I continued my work on this and I figured something weird out.

I tried to add a continuous data transmission to the ble_app_uart example of the timesync-demo. To achieve this I implemented a timer which calls the ble_nus_data_send function every 40ms in its timer handler. So I added the following code to the ble_app_uart example: 

static const nrfx_timer_t   m_timer = NRFX_TIMER_INSTANCE(4);

static uint32_t counter = 0;
static uint8_t array[200];

void timer_handler(nrf_timer_event_t event_type, void* p_context)
{
    ret_code_t err_code;
    counter++;
    uint16_t length_array = 200;

    err_code = ble_nus_data_send(&m_nus, array, &length_array, m_conn_handle);
    if ((err_code != NRF_ERROR_INVALID_STATE) &&
        (err_code != NRF_ERROR_RESOURCES) &&
        (err_code != NRF_ERROR_NOT_FOUND))
    {
        APP_ERROR_CHECK(err_code);
    }
}

void event_timer_init(void)
{
    ret_code_t err_code;
    
    nrfx_timer_config_t timer_config = NRFX_TIMER_DEFAULT_CONFIG;
    timer_config.frequency = NRF_TIMER_FREQ_125kHz;
    err_code = nrfx_timer_init(&m_timer, &timer_config, timer_handler);
    APP_ERROR_CHECK(err_code);

    uint32_t ticks = nrfx_timer_ms_to_ticks(&m_timer,40);
    nrfx_timer_extended_compare(&m_timer, NRF_TIMER_CC_CHANNEL0, ticks, NRF_TIMER_SHORT_COMPARE0_CLEAR_MASK, true);
    nrfx_timer_enable(&m_timer);
}

void init_array (void)
{
    int i;
    for(i = 0; i < 200; i++)
    {
        array[i] = 33;
    }
}

int main(void)
{
    ...
    event_timer_init();
    init_array();
    ...
}

I use TIMER4. 

Here is my problem: The timer handler (and the ble_nus_data_send() function) gets called every ~12s instead of every 40ms.
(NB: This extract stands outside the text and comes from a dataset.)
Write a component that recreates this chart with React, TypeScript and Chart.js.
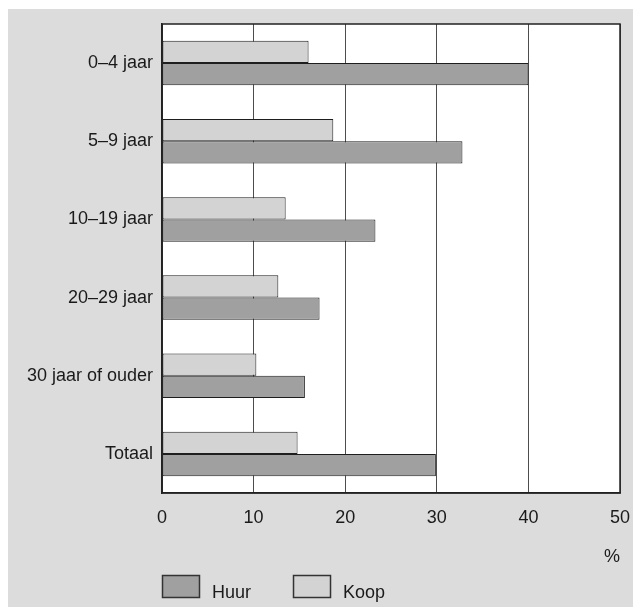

If I add the code above into the normal ble_app_uart example without timer sync it works like it should.

Here are my questions:

1. Do you know what causes this weird behaviour?

2. Is TIMER4 available in general? (TIMER0 is Softdevice, TIMER2 and TIMER3 for timesync)

3. Can you please provide me some proper guidance how to fix this issue?

Thank you very much in advance.

#Update:

It looks like If I use TIMER1 it works like it should. Can you please still answer my questions. Thank you very much.